## Extracted data
+-------+

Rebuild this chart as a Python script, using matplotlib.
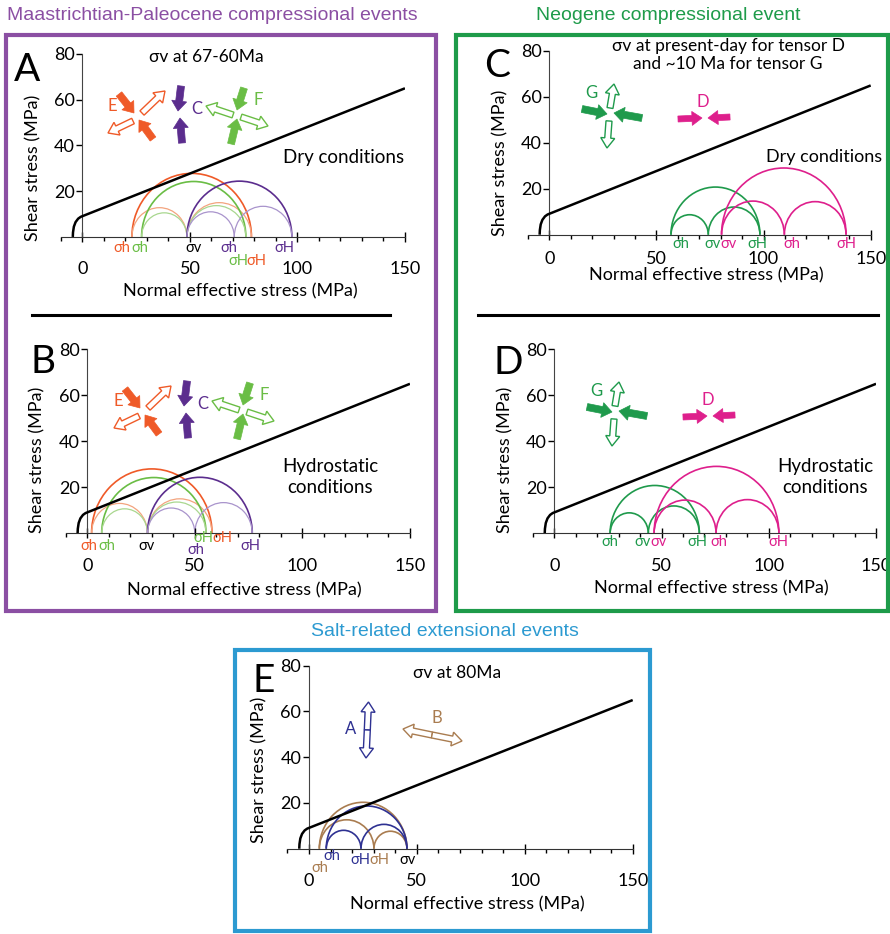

+-------+

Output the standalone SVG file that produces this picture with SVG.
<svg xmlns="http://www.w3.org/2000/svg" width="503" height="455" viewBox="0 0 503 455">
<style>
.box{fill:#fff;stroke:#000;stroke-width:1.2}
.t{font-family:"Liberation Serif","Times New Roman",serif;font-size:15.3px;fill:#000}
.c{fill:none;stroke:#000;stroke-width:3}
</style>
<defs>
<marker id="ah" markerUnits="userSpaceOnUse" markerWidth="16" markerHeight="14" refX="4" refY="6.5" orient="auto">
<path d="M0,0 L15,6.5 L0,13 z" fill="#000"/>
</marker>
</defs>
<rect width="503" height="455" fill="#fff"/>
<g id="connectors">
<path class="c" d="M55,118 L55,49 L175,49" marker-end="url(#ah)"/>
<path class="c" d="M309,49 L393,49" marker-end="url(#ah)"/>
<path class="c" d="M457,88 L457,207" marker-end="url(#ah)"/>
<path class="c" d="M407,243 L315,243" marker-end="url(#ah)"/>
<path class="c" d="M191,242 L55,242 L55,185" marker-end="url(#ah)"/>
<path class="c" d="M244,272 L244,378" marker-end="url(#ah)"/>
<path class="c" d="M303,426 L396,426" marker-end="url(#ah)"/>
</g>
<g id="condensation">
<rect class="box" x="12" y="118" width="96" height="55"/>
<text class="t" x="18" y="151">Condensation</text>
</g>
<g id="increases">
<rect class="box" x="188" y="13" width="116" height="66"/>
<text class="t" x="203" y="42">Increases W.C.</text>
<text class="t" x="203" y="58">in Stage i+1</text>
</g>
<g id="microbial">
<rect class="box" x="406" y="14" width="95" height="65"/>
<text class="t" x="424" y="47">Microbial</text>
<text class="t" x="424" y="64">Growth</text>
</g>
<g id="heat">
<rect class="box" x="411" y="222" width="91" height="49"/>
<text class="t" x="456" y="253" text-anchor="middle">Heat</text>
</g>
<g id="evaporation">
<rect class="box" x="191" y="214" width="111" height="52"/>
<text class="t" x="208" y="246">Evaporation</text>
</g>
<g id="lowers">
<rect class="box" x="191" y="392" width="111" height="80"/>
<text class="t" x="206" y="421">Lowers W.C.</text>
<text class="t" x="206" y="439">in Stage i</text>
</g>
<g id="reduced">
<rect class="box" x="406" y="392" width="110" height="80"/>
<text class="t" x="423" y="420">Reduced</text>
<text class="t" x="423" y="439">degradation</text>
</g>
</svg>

+-------+

## Aim
Find the word "this" in the data and show each line that holds it.

## Correct response
Rebuild this chart as a Python script, using matplotlib.
Output the standalone SVG file that produces this picture with SVG.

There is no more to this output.